• **WRITTEN PROBLEM**
Retype the listing below line for line, but only from the line with "Emit a web page" down to the line with "de treceri la", inclusive. Pictures stay out.

-- Begin INFORMATION PROVIDED --

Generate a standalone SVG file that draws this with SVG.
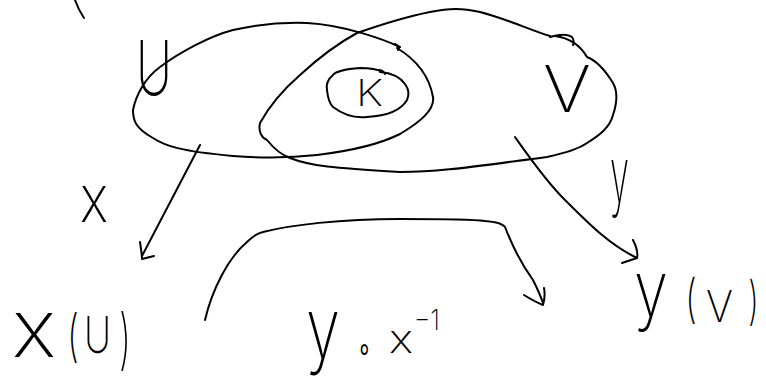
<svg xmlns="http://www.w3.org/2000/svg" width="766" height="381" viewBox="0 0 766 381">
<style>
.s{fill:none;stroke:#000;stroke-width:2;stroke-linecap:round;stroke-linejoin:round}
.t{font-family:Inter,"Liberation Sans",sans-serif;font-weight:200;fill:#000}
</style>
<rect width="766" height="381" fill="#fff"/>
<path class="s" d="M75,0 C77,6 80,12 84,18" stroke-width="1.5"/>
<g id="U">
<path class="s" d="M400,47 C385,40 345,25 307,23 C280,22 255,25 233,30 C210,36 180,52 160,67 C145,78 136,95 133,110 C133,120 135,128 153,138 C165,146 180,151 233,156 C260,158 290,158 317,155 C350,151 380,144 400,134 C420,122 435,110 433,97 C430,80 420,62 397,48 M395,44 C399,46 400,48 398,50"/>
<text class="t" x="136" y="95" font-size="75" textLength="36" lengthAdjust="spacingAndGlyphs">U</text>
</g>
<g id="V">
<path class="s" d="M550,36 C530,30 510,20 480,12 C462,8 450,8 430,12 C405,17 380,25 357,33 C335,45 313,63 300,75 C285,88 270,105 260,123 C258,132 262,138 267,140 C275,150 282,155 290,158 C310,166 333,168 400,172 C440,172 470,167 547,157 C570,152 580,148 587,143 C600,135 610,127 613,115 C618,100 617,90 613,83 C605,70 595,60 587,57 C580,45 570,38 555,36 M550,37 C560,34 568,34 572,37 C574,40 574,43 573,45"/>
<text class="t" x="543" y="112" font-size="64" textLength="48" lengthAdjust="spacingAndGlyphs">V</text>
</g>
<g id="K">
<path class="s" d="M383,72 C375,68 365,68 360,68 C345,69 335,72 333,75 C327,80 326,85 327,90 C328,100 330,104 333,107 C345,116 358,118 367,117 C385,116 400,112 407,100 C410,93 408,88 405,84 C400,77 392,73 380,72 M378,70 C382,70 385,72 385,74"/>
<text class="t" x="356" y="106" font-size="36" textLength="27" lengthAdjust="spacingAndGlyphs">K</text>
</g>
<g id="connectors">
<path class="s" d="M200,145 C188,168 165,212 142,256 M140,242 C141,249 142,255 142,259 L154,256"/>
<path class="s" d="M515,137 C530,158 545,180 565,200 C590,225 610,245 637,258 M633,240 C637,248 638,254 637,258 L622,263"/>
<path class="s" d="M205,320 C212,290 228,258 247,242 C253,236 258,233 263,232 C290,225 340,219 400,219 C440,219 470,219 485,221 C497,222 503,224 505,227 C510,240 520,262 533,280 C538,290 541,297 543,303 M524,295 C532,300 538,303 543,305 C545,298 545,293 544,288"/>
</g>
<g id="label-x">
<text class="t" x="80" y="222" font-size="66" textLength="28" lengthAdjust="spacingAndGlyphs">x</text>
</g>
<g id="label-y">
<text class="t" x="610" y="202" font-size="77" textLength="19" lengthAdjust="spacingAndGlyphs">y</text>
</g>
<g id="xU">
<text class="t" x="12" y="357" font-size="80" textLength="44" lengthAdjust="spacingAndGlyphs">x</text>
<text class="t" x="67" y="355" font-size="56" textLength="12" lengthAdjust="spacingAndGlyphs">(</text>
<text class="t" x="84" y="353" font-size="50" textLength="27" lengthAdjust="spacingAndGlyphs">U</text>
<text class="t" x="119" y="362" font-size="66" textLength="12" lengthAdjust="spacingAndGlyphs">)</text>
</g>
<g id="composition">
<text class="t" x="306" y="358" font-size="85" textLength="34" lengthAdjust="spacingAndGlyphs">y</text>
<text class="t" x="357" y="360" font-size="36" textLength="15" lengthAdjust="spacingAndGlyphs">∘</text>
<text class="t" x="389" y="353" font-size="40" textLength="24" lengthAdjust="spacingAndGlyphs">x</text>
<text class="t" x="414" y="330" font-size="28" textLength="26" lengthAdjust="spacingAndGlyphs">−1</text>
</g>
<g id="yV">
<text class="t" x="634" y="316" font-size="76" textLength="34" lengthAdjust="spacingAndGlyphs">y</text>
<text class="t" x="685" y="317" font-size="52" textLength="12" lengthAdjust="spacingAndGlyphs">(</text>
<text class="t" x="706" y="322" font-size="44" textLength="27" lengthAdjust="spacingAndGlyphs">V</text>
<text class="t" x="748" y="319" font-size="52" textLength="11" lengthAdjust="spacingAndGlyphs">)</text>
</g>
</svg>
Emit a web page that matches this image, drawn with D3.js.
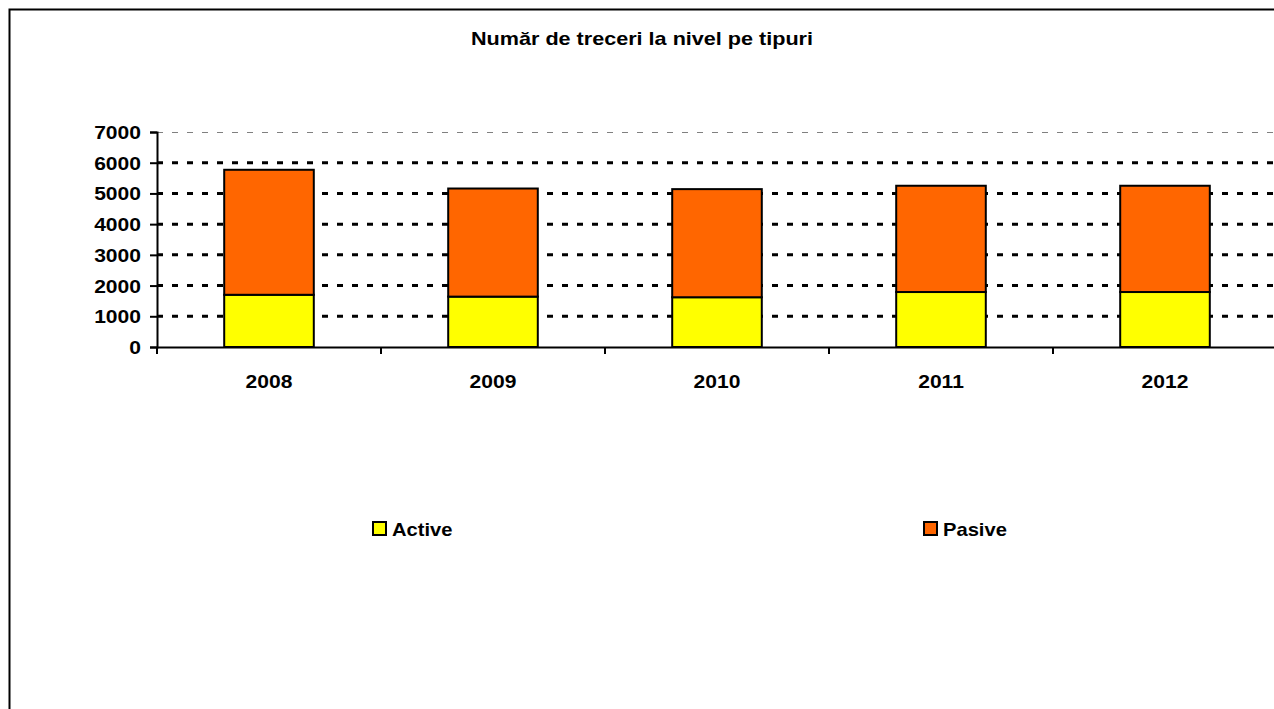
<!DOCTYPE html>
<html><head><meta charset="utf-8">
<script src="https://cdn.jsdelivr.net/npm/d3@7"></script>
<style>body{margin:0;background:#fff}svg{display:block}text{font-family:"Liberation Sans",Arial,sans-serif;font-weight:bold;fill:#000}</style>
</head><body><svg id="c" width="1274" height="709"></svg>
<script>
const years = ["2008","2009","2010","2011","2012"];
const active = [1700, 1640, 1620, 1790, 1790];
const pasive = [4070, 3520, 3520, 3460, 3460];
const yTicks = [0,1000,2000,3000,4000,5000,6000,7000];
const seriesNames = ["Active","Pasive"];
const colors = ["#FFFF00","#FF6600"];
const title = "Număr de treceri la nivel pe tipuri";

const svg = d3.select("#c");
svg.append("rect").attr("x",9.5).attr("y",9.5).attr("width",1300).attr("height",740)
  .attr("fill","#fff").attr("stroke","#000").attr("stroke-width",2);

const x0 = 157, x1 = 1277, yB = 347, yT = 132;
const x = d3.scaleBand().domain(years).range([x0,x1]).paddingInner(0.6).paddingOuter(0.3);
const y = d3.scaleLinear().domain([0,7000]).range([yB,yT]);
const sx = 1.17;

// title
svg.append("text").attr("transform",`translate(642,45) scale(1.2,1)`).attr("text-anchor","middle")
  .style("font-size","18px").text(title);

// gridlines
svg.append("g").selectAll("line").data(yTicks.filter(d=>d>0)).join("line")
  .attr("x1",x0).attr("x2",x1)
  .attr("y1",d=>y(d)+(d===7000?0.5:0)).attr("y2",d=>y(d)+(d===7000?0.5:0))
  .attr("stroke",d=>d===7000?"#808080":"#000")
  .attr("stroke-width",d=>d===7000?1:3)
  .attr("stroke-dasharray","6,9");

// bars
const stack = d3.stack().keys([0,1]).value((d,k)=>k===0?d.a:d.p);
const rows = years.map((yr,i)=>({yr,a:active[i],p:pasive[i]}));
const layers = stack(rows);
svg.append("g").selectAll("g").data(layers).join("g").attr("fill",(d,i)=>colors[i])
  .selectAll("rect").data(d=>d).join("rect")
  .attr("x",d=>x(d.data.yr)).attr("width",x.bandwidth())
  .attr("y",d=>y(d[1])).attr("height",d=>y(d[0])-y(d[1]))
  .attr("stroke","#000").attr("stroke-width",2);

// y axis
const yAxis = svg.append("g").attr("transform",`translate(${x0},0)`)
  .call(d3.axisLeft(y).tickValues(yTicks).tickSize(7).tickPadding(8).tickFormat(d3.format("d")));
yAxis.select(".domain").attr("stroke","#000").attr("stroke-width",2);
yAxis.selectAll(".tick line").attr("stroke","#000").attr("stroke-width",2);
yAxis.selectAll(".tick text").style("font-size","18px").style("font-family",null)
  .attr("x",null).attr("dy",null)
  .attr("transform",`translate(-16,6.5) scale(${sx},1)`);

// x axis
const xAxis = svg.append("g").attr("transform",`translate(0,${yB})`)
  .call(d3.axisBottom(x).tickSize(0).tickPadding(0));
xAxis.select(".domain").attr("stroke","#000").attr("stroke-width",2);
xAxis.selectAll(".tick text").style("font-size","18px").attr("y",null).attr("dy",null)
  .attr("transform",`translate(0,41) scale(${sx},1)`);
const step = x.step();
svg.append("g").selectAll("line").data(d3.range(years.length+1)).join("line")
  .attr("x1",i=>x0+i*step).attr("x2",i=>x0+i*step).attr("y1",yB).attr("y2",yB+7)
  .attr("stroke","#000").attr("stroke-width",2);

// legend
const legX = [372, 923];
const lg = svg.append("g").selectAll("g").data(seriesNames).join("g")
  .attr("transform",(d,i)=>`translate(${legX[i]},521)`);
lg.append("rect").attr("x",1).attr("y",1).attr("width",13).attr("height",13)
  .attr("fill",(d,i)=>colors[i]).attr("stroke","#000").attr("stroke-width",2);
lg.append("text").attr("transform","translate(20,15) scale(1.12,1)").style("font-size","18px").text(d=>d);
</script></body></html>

-- End INFORMATION PROVIDED --

• **THE RESPONSE**
Emit a web page that matches this image, drawn with D3.js.
<!DOCTYPE html>
<html><head><meta charset="utf-8">
<script src="https://cdn.jsdelivr.net/npm/d3@7"></script>
<style>body{margin:0;background:#fff}svg{display:block}text{font-family:"Liberation Sans",Arial,sans-serif;font-weight:bold;fill:#000}</style>
</head><body><svg id="c" width="1274" height="709"></svg>
<script>
const years = ["2008","2009","2010","2011","2012"];
const active = [1700, 1640, 1620, 1790, 1790];
const pasive = [4070, 3520, 3520, 3460, 3460];
const yTicks = [0,1000,2000,3000,4000,5000,6000,7000];
const seriesNames = ["Active","Pasive"];
const colors = ["#FFFF00","#FF6600"];
const title = "Număr de treceri la nivel pe tipuri";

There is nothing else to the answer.